# starter problem



## oncewaslost1982 (Nov 14, 2006)

Concerning my 1976 sears ss16 garden tractor that I'm working on. I'm trying to get it running again. Got it all buttoned up today and the starter quit engaging the flywheel. It was turning over fine and always has. But when I got ready for the test run the starter only spins when I turn the key. It will not turn the motor over. Its got an onan 16hp twin on it. Great running motor. Just can't run it due to this dang starter issue that just developed. Anyone know what's going on here? In the engine manual it appears that the gear is metal. I haven't taken it apart yet to get to the starter. Thanks for any help. 

Cheers

Justin


----------



## LowRider (Dec 23, 2008)

check your fuse before disassembly.


----------



## oncewaslost1982 (Nov 14, 2006)

Which fuse? How would a fuse cause the gear not to pop out?


----------



## LowRider (Dec 23, 2008)

never-mind i was thinking the engine wouldn't turn over when you turned the key, its been a long day


----------



## oncewaslost1982 (Nov 14, 2006)

No worries. I hear ya. It has been a long day.
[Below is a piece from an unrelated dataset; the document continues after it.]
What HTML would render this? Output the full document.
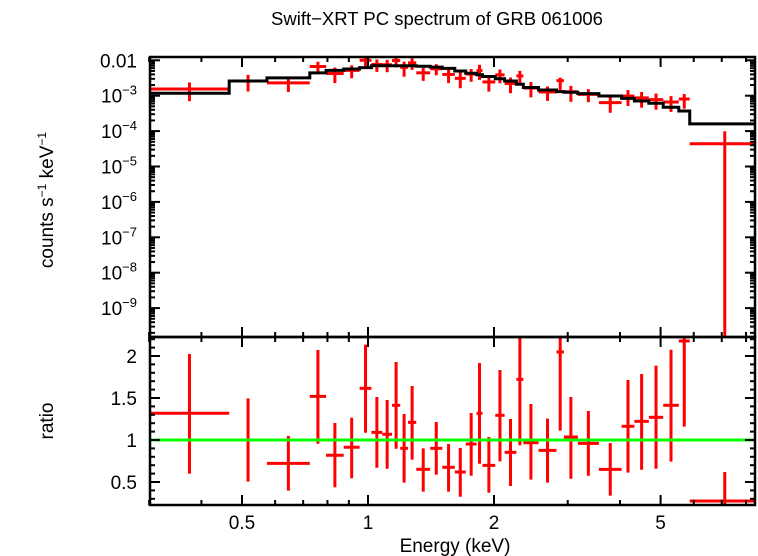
<!DOCTYPE html>
<html><head><meta charset="utf-8"><style>
html,body{margin:0;padding:0;background:#fff;}
svg{display:block;font-family:"Liberation Sans",sans-serif;}
</style></head><body>
<svg id="chart" width="758" height="556" viewBox="0 0 758 556" xmlns="http://www.w3.org/2000/svg">
<text x="437" y="25" text-anchor="middle" font-size="18.5">Swift−XRT PC spectrum of GRB 061006</text>
<text transform="translate(53,200) rotate(-90)" text-anchor="middle" font-size="19">counts s<tspan font-size="12" dy="-7">−1</tspan><tspan dy="7"> keV</tspan><tspan font-size="12" dy="-7">−1</tspan></text>
<text transform="translate(53,421) rotate(-90)" text-anchor="middle" font-size="19">ratio</text>
<text x="455" y="552" text-anchor="middle" font-size="19">Energy (keV)</text>
<g id="g"></g>
</svg>
<script>
// Bin edges in keV
const binLo=[0.301,0.466,0.5735,0.726,0.794,0.875,0.955,1.019,1.082,1.141,1.194,1.246,1.304,1.408,1.505,1.612,1.712,1.817,1.877,2.014,2.120,2.262,2.350,2.555,2.820,2.938,3.172,3.561,4.035,4.329,4.687,5.073,5.527,5.869];
const binHi=[0.466,0.5735,0.726,0.794,0.875,0.955,1.019,1.082,1.141,1.194,1.246,1.304,1.408,1.505,1.612,1.712,1.817,1.877,2.014,2.120,2.262,2.350,2.555,2.820,2.938,3.172,3.561,4.035,4.329,4.687,5.073,5.527,5.869,8.63];
// Folded model (counts/s/keV)
const model=[1.17e-3,2.6e-3,3.2e-3,4.4e-3,5.2e-3,5.7e-3,6.2e-3,7.0e-3,7.0e-3,7.0e-3,7.0e-3,7.0e-3,6.8e-3,6.4e-3,5.9e-3,5.0e-3,4.3e-3,3.9e-3,3.5e-3,3.0e-3,2.6e-3,2.1e-3,1.7e-3,1.45e-3,1.30e-3,1.25e-3,1.14e-3,9.8e-4,8.4e-4,7.1e-4,6.1e-4,4.7e-4,3.7e-4,1.6e-4];
// Data/model ratio and error bounds
const ratio=[1.318,1.0,0.722,1.520,0.818,0.913,1.615,1.091,1.068,1.413,0.901,1.210,0.651,0.901,0.675,0.619,0.952,1.318,0.698,1.294,0.853,1.722,0.968,0.877,2.048,1.036,0.960,0.651,1.163,1.222,1.270,1.413,2.179,0.274];
const ratioLo=[0.599,0.504,0.397,0.956,0.437,0.544,1.087,0.670,0.658,0.896,0.492,0.766,0.385,0.587,0.385,0.325,0.575,0.718,0.373,0.746,0.452,0.937,0.528,0.492,1.111,0.539,0.575,0.337,0.611,0.646,0.658,0.742,1.159,0.0];
const ratioHi=[2.024,1.496,1.048,2.071,1.202,1.265,2.135,1.512,1.476,1.929,1.310,1.643,0.901,1.214,0.952,0.905,1.321,1.917,1.036,1.833,1.250,2.4,1.429,1.254,2.5,1.512,1.345,0.964,1.714,1.786,1.885,2.075,3.0,0.619];
const xTicksMajor=[0.5,1,2,5];
const xTickLabels=["0.5","1","2","5"];
const yTopDecades=[-2,-3,-4,-5,-6,-7,-8,-9];
const ratioTicks=[0.5,1,1.5,2];
const ratioTickLabels=["0.5","1","1.5","2"];

const L=150,R=755,T1=57,B1=337,T2=337,B2=505;
const ex=e=>368+418.6*Math.log10(e);
const yTop=v=>{let l=v>0?Math.log10(v):-20;let y=60.3+35.4*(-2-l);return Math.max(T1,Math.min(B1,y));};
const yR=r=>Math.max(T2,Math.min(B2,440-(r-1)*84));
const NS="http://www.w3.org/2000/svg";
const g=document.getElementById('g');
function el(tag,at){const e=document.createElementNS(NS,tag);for(const k in at)e.setAttribute(k,at[k]);g.appendChild(e);return e;}
function ln(x1,y1,x2,y2,c,w){return el('line',{x1,y1,x2,y2,stroke:c,'stroke-width':w});}
const cx=e=>Math.min(R,Math.max(L,ex(e)));

const defs=document.createElementNS(NS,'defs');
defs.innerHTML='<clipPath id="c1"><rect x="150" y="57" width="605" height="280"/></clipPath><clipPath id="c2"><rect x="150" y="337" width="605" height="168"/></clipPath>';
g.appendChild(defs);

for(let i=0;i<model.length;i++){
  const xc=ex(Math.sqrt(binLo[i]*binHi[i]));
  const x1=cx(binLo[i]),x2=cx(binHi[i]);
  const v=model[i]*ratio[i];
  let a=ln(x1,yTop(v),x2,yTop(v),'#ff0000',3);a.setAttribute('clip-path','url(#c1)');
  
  
  let b=ln(xc,yTop(model[i]*ratioLo[i]),xc,yTop(model[i]*ratioHi[i]),'#ff0000',3);b.setAttribute('clip-path','url(#c1)');
  
  
  let c=ln(x1,yR(ratio[i]),x2,yR(ratio[i]),'#ff0000',3);c.setAttribute('clip-path','url(#c2)');
  
  
  let e2=ln(xc,yR(ratioLo[i]),xc,yR(ratioHi[i]),'#ff0000',3);e2.setAttribute('clip-path','url(#c2)');
  
  
}

// Model step line
let d='';
for(let i=0;i<model.length;i++){const y=yTop(model[i]);d+=(i?'L':'M')+cx(binLo[i])+','+y+'L'+cx(binHi[i])+','+y;}
const mp=el('path',{d,fill:'none',stroke:'#000','stroke-width':3,'clip-path':'url(#c1)'});



// Green unity line
const gl=ln(L,yR(1),R,yR(1),'#00ff00',3);



for(const [t,b,n] of [[T1,B1,'top-panel-frame'],[T2,B2,'ratio-panel-frame']]){
  const r=el('rect',{x:L,y:t,width:R-L,height:b-t,fill:'none',stroke:'#000','stroke-width':2.5});
  
  
}
const minors=[0.3,0.4,0.6,0.7,0.8,0.9,3,4,6,7,8];
for(const [t,b] of [[T1,B1],[T2,B2]]){
  for(const m of xTicksMajor){const x=ex(m);ln(x,t,x,t+10,'#000',2);ln(x,b,x,b-10,'#000',2);}
  for(const m of minors){const x=ex(m);ln(x,t,x,t+5,'#000',2);ln(x,b,x,b-5,'#000',2);}
}
xTicksMajor.forEach((m,i)=>{const t=el('text',{x:ex(m),y:529,'text-anchor':'middle','font-size':19});t.textContent=xTickLabels[i];

});
for(const dd of yTopDecades){
  const y=yTop(Math.pow(10,dd));
  ln(L,y,L+10,y,'#000',2);ln(R,y,R-10,y,'#000',2);
  for(let k=2;k<=9;k++){const yy=yTop(k*Math.pow(10,dd));if(yy>T1&&yy<B1){ln(L,yy,L+5,yy,'#000',2);ln(R,yy,R-5,yy,'#000',2);}}
  const t=el('text',{x:137,y:y+7,'text-anchor':'end','font-size':19});
  if(dd===-2)t.textContent='0.01';else t.innerHTML='10<tspan font-size="13" dy="-8">−'+(-dd)+'</tspan>';
  
  
}
for(let k=2;k<=9;k++){const yy=yTop(k*1e-10);if(yy<B1){ln(L,yy,L+5,yy,'#000',2);ln(R,yy,R-5,yy,'#000',2);}}
for(let r=0.3;r<=2.21;r+=0.1){const y=yR(r);const maj=Math.abs(r*2-Math.round(r*2))<1e-6;const w=maj?10:5;ln(L,y,L+w,y,'#000',2);ln(R,y,R-w,y,'#000',2);}
ratioTicks.forEach((r,i)=>{const t=el('text',{x:137,y:yR(r)+7,'text-anchor':'end','font-size':19});t.textContent=ratioTickLabels[i];

});
</script>
</body></html>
Demoing our back deck to rebuild and trying to get my tractor running in 94 degree heat.


----------



## smallengineguru (Jul 12, 2009)

this sounds like the starter gear is binding on the bendix. that is the coarse spiral that the starter gear travels up and down on. its a fairly common problem.

cheers


----------



## oncewaslost1982 (Nov 14, 2006)

Thanks for the reply. Any solution? I tried spraying it with pb blaster. Worked for a couple turns and now its sticking again.


----------



## golftech (Jan 3, 2009)

You're going to have to remove the starter and take the bendix off,clean everything up and try it again,DRY. Putting any kind of lube or grease in there is only going to attract more debris.


----------



## smallengineguru (Jul 12, 2009)

yes i agree....DON"T use ANYsort of lube on that bendix. they are designed to work totally dry. 

what i have found is some starter gears are that slight bit small on the bendix. as a solution to the problem, remove the gear from the bendix and VERY LIGHTLY (using a half moon file) file out the high spots on the gear. this will allow space between the gear and bendix and allow free movement.

cheers


----------